------ Input for this task ------

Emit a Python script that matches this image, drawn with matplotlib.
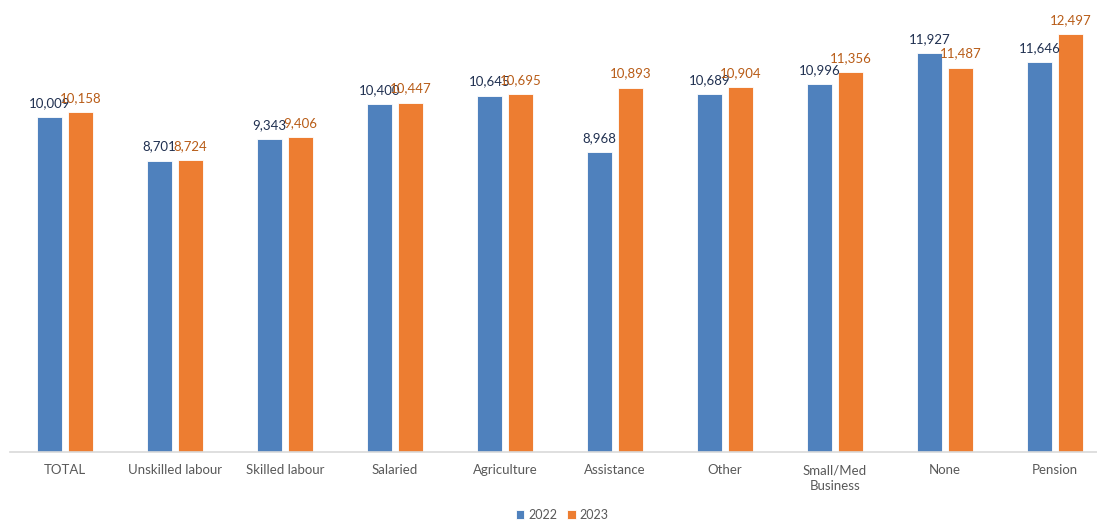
import matplotlib
matplotlib.use("Agg")
import matplotlib.pyplot as plt
import numpy as np

categories = ["TOTAL", "Unskilled labour", "Skilled labour", "Salaried", "Agriculture",
              "Assistance", "Other", "Small/Med\nBusiness", "None", "Pension"]
values_2022 = [10009, 8701, 9343, 10400, 10645, 8968, 10689, 10996, 11927, 11646]
values_2023 = [10158, 8724, 9406, 10447, 10695, 10893, 10904, 11356, 11487, 12497]
series_names = ["2022", "2023"]

plt.rcParams['font.family'] = ['Lato', 'DejaVu Sans']

W, H = 1097, 520
fig = plt.figure(figsize=(W / 100, H / 100), dpi=100)
# axes: x from 10px to 1110px, y zero at 452px, 14000 units -> 468px
ymax = 14000
px_per_unit = 418 / 12497
ax_h_px = ymax * px_per_unit
ax = fig.add_axes([10 / W, (H - 452) / H, 1100 / W, ax_h_px / H])

n = len(categories)
x = np.arange(n)
bw = 0.227
off = 0.141
blue = "#4F81BD"
orange = "#ED7D31"
b1 = ax.bar(x - off, values_2022, bw, color=blue, edgecolor="white", linewidth=0.6, label=series_names[0], zorder=2)
b2 = ax.bar(x + off, values_2023, bw, color=orange, edgecolor="white", linewidth=0.6, label=series_names[1], zorder=2)

for rect, v in zip(b1, values_2022):
    ax.annotate(f"{v:,}", (rect.get_x() + rect.get_width() / 2, v), xytext=(0, 6),
                textcoords="offset points", ha="center", va="bottom", fontsize=9.5, color="#203050")
for rect, v in zip(b2, values_2023):
    ax.annotate(f"{v:,}", (rect.get_x() + rect.get_width() / 2, v), xytext=(0, 6),
                textcoords="offset points", ha="center", va="bottom", fontsize=9.5, color="#B85C17")

ax.set_xlim(-0.5, n - 0.5)
ax.set_ylim(0, ymax)
ax.set_xticks(x)
ax.set_xticklabels(categories, fontsize=9.5, color="#595959", linespacing=1.4)
ax.tick_params(axis="x", length=0, pad=9)
ax.set_yticks([])
for s in ["top", "right", "left"]:
    ax.spines[s].set_visible(False)
ax.spines["bottom"].set_color("#D9D9D9")
ax.spines["bottom"].set_linewidth(1.2)
ax.patch.set_alpha(0)

fig.legend(handles=[b1, b2], labels=series_names, loc="center", bbox_to_anchor=(562 / W, 1 - 515 / H),
           ncol=2, frameon=False, fontsize=9, handlelength=0.7, handleheight=0.7,
           handletextpad=0.3, columnspacing=0.8, labelcolor="#595959")

fig.savefig("out.png", dpi=100)
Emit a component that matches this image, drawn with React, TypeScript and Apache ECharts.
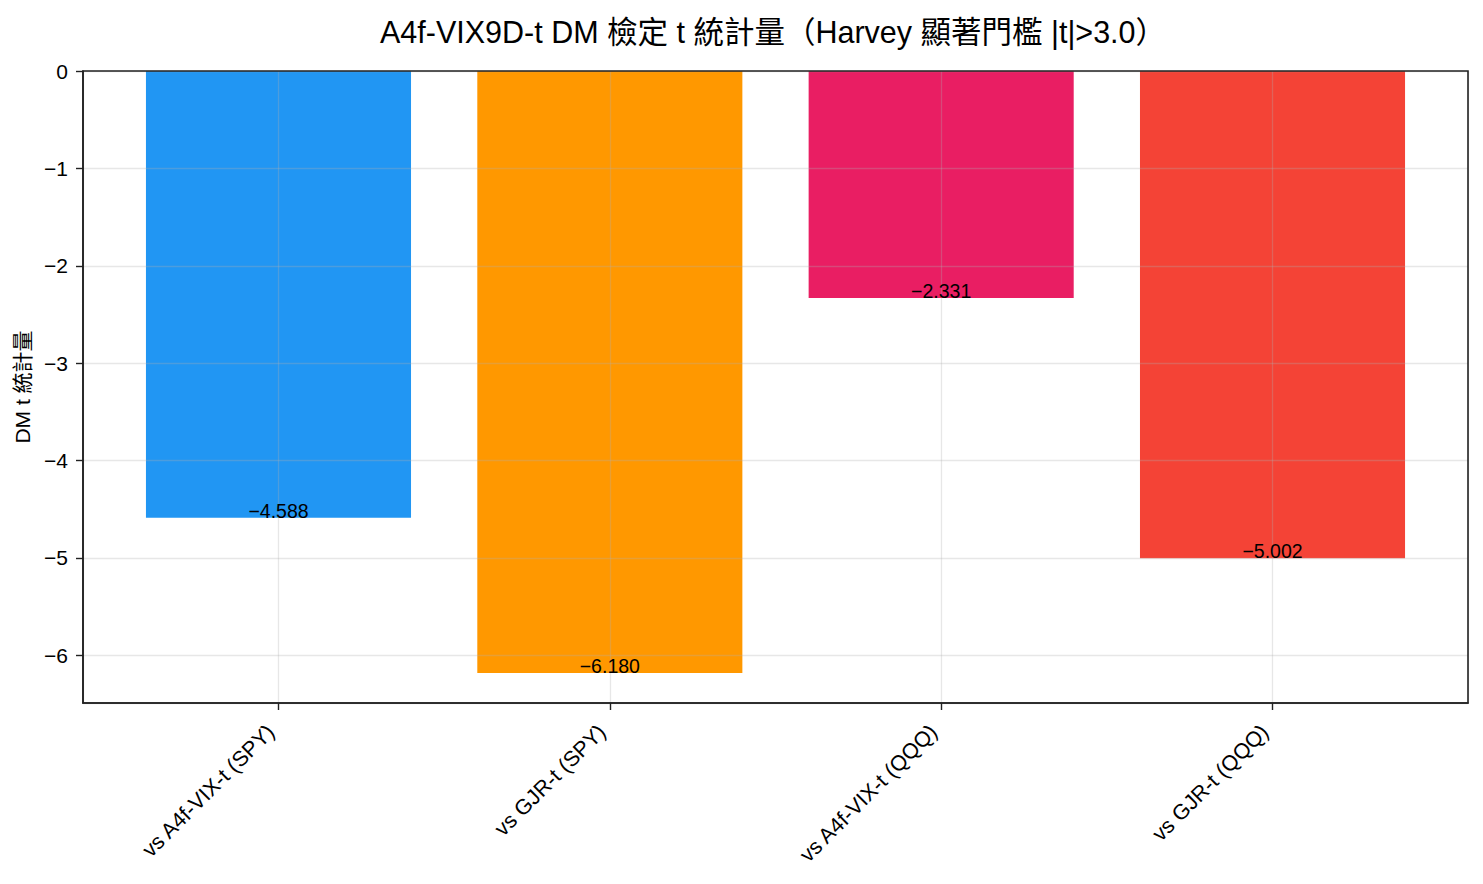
import React, { useEffect, useRef } from "react";
import * as echarts from "echarts";

const categories = ["vs A4f-VIX-t (SPY)", "vs GJR-t (SPY)", "vs A4f-VIX-t (QQQ)", "vs GJR-t (QQQ)"];
const tValues = [-4.588, -6.18, -2.331, -5.002];
const barColors = ["#2196F3", "#FF9800", "#E91E63", "#F44336"];
const titleText = "A4f-VIX9D-t DM 檢定 t 統計量（Harvey 顯著門檻 |t|>3.0）";
const yAxisName = "DM t 統計量";
const xMin = -0.59;
const xMax = 3.59;
const yMin = -6.489;
const yMax = 0;

const fontFamily = "'Liberation Sans', 'Noto Sans CJK TC', sans-serif";
const fmtMinus = (v: number, digits?: number) => {
  const s = digits === undefined ? String(Math.abs(v)) : Math.abs(v).toFixed(digits);
  return v < 0 ? "\u2212" + s : s;
};

export default function App() {
  const ref = useRef<HTMLDivElement>(null);
  useEffect(() => {
    if (!ref.current) return;
    const chart = echarts.init(ref.current, undefined, { renderer: "svg" });
    const data = tValues.map((v, i) => [i, v]);
    const gridColor = "rgba(176,176,176,0.3)";
    chart.setOption({
      animation: false,
      textStyle: { fontFamily },
      title: {
        text: titleText,
        left: 768,
        top: 12,
        textAlign: "center",
        textStyle: { fontSize: 30.5, fontWeight: "normal", color: "#000", fontFamily },
      },
      grid: {
        left: 83,
        right: 15,
        top: 71,
        bottom: 181,
        show: true,
        borderColor: "#222",
        borderWidth: 1.6,
        backgroundColor: "transparent",
        z: 6,
      },
      xAxis: {
        type: "value",
        min: xMin,
        max: xMax,
        minInterval: 1,
        maxInterval: 1,
        z: 5,
        axisLine: { show: true, onZero: false, lineStyle: { color: "#222", width: 1.6 } },
        axisTick: { show: true, length: 7, lineStyle: { color: "#222", width: 1.4 } },
        axisLabel: {
          rotate: 45,
          fontSize: 21.5,
          color: "#000",
          margin: 33,
          align: "right",
          verticalAlign: "bottom",
          showMinLabel: false,
          showMaxLabel: false,
          formatter: (v: number) => (Number.isInteger(v) && categories[v] ? categories[v] : ""),
        },
        splitLine: { show: true, lineStyle: { color: gridColor, width: 1.3 } },
      },
      yAxis: {
        type: "value",
        min: yMin,
        max: yMax,
        minInterval: 1,
        maxInterval: 1,
        z: 5,
        name: yAxisName,
        nameLocation: "middle",
        nameGap: 50,
        nameTextStyle: { fontSize: 21, color: "#000", fontFamily },
        axisLine: { show: true, onZero: false, lineStyle: { color: "#222", width: 1.6 } },
        axisTick: { show: true, length: 7, lineStyle: { color: "#222", width: 1.4 } },
        axisLabel: {
          fontSize: 21,
          color: "#000",
          margin: 15,
          showMinLabel: false,
          formatter: (v: number) => fmtMinus(v),
        },
        splitLine: { show: true, lineStyle: { color: gridColor, width: 1.3 } },
      },
      series: [
        {
          type: "custom",
          z: 2,
          data,
          encode: { x: 0, y: 1 },
          renderItem: (params: any, api: any) => {
            const i = api.value(0);
            const v = api.value(1);
            const p0 = api.coord([i - 0.4, 0]);
            const p1 = api.coord([i + 0.4, v]);
            return {
              type: "rect",
              shape: { x: p0[0], y: p0[1], width: p1[0] - p0[0], height: p1[1] - p0[1] },
              style: { fill: barColors[i] },
            };
          },
        },
        {
          type: "custom",
          z: 10,
          data,
          encode: { x: 0, y: 1 },
          renderItem: (params: any, api: any) => {
            const i = api.value(0);
            const v = api.value(1);
            const p = api.coord([i, v]);
            return {
              type: "text",
              x: p[0],
              y: p[1] + 3,
              style: {
                text: fmtMinus(v, 3),
                textAlign: "center",
                textVerticalAlign: "bottom",
                fontSize: 19.5,
                fill: "#000",
                fontFamily,
              },
            };
          },
        },
      ],
    });
    return () => chart.dispose();
  }, []);
  return (
    <div
      ref={ref}
      style={{ position: "absolute", left: 0, top: 0, width: 1483, height: 884, background: "#fff" }}
    />
  );
}
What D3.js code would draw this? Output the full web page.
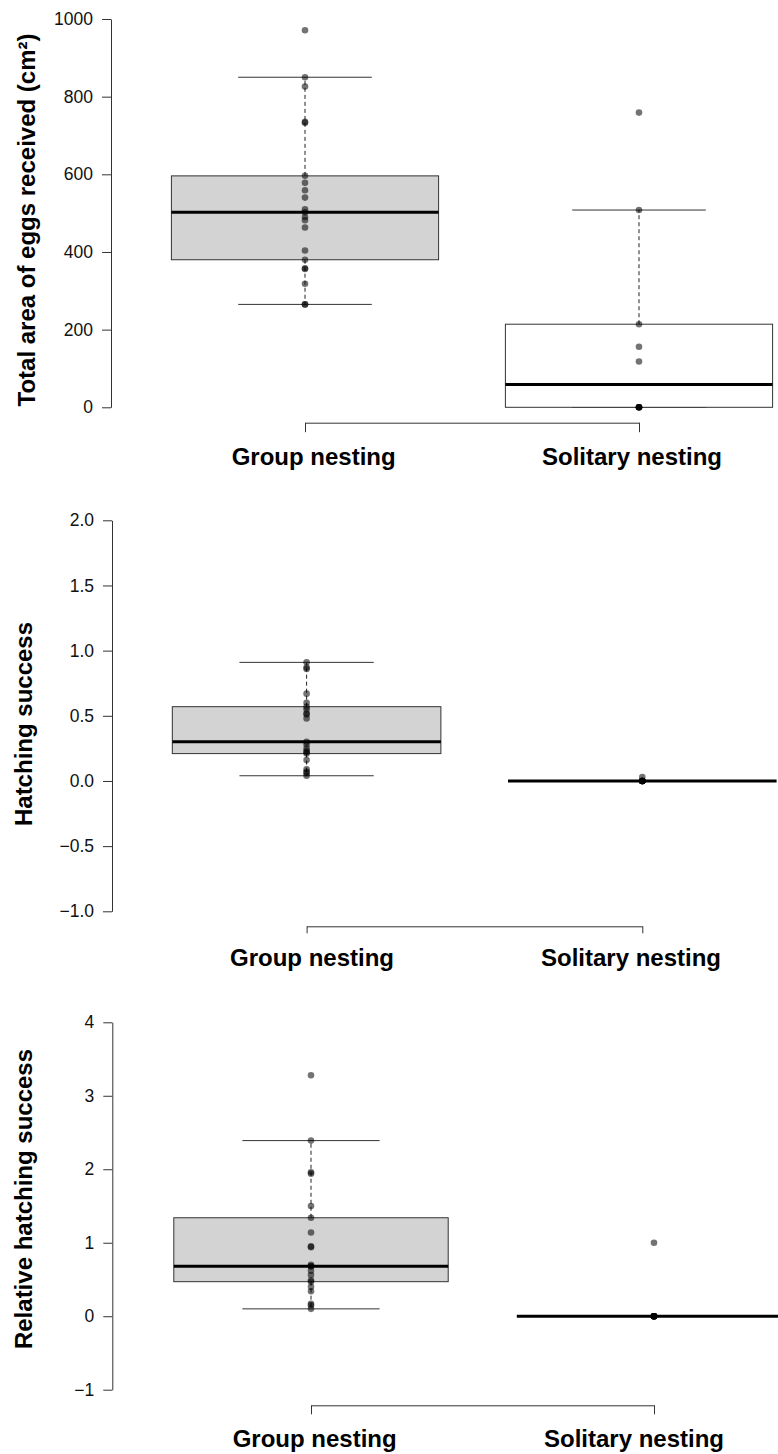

------

→ **Instruction**: Restate the material word for word from its first line through the line containing "ax = fig.add_axes([10", both included; the pictures do not belong in it.

→ **Solution to this exercise**:
Emit a Python script that matches this image, drawn with matplotlib.
import matplotlib
matplotlib.use("Agg")
import matplotlib.pyplot as plt
import numpy as np

categories = ["TOTAL", "Unskilled labour", "Skilled labour", "Salaried", "Agriculture",
              "Assistance", "Other", "Small/Med\nBusiness", "None", "Pension"]
values_2022 = [10009, 8701, 9343, 10400, 10645, 8968, 10689, 10996, 11927, 11646]
values_2023 = [10158, 8724, 9406, 10447, 10695, 10893, 10904, 11356, 11487, 12497]
series_names = ["2022", "2023"]

plt.rcParams['font.family'] = ['Lato', 'DejaVu Sans']

W, H = 1097, 520
fig = plt.figure(figsize=(W / 100, H / 100), dpi=100)
# axes: x from 10px to 1110px, y zero at 452px, 14000 units -> 468px
ymax = 14000
px_per_unit = 418 / 12497
ax_h_px = ymax * px_per_unit
ax = fig.add_axes([10 / W, (H - 452) / H, 1100 / W, ax_h_px / H])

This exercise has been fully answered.